Exercise details — Select and copy out every line in the records containing "diagram".

═══ Supplied data

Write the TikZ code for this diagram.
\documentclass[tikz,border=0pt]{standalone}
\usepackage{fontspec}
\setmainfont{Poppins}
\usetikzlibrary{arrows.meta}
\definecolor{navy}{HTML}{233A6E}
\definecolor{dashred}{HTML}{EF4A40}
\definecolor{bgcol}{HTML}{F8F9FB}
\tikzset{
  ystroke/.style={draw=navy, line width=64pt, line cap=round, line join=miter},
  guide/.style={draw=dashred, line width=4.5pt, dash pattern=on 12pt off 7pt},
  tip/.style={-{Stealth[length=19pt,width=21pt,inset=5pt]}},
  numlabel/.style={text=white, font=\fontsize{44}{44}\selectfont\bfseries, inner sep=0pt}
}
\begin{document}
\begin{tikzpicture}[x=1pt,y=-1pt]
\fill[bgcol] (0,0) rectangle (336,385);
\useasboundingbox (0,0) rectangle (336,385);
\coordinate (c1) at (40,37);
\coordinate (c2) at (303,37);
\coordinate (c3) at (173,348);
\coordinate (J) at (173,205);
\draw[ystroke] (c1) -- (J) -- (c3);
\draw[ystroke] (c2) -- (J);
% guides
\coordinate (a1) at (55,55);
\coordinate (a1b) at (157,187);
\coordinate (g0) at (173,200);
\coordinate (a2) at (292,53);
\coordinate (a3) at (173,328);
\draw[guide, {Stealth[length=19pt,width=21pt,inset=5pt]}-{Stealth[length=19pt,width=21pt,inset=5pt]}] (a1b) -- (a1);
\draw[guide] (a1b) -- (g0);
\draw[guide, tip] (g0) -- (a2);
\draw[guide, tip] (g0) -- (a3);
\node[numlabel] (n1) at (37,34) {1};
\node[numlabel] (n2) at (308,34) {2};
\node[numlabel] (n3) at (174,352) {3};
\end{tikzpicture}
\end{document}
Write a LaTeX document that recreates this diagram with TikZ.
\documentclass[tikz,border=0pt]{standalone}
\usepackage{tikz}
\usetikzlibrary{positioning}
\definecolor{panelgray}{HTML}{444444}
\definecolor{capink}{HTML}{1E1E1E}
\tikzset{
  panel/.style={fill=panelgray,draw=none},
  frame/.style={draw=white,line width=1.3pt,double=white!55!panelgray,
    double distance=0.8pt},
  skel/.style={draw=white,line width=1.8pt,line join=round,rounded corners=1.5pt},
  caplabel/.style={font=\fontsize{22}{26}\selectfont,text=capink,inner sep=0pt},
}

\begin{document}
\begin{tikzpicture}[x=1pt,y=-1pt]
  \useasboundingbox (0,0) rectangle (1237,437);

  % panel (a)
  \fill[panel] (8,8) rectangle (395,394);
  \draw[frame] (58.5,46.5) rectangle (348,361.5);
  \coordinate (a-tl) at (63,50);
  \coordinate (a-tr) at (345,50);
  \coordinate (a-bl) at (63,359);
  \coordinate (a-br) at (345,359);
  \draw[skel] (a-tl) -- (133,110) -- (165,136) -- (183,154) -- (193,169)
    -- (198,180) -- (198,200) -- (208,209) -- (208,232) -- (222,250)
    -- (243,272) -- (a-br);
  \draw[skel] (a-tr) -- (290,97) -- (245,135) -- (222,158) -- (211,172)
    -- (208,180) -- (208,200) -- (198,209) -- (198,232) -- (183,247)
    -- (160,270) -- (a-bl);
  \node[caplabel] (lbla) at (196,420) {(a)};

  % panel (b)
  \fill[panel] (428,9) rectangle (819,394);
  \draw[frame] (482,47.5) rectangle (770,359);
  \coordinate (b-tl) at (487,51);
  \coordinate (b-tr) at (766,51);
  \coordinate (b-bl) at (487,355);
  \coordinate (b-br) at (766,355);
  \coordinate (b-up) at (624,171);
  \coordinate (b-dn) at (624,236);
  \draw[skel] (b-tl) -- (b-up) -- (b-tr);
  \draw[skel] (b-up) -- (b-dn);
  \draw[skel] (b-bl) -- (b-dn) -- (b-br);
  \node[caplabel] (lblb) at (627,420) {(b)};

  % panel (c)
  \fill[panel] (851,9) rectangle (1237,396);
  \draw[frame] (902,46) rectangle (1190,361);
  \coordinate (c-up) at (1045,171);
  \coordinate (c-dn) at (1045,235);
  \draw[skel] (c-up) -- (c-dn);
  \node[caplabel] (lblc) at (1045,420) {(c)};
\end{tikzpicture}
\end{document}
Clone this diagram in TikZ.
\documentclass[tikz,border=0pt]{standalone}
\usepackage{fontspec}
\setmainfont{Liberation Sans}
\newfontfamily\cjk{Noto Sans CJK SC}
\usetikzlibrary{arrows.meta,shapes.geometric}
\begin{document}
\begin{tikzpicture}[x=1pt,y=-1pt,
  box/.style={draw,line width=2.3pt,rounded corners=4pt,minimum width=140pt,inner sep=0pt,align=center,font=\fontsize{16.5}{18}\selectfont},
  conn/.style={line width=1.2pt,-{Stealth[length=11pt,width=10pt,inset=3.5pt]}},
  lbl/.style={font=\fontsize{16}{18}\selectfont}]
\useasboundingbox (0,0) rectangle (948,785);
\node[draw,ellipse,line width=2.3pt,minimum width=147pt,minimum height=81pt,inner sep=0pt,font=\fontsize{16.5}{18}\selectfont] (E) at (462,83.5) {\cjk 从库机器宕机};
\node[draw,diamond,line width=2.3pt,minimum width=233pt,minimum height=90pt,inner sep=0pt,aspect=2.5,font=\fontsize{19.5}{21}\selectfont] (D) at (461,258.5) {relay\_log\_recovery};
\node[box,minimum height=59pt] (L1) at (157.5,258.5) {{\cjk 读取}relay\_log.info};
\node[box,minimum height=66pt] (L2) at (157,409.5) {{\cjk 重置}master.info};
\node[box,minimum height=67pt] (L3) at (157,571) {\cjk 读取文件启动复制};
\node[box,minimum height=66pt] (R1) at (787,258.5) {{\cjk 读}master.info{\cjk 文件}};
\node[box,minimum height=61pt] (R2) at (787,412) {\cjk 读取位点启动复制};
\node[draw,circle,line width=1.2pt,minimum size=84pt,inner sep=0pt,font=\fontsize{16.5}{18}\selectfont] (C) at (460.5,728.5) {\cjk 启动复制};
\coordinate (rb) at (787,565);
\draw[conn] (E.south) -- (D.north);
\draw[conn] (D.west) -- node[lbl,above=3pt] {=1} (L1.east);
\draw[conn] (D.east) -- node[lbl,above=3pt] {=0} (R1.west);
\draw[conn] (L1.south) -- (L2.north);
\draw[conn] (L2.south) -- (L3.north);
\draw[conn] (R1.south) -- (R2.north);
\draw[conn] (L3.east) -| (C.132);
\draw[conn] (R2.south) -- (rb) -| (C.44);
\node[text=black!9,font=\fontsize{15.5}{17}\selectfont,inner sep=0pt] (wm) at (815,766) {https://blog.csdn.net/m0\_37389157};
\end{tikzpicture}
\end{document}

══════

Answer to this task —
Write the TikZ code for this diagram.
Write a LaTeX document that recreates this diagram with TikZ.
Clone this diagram in TikZ.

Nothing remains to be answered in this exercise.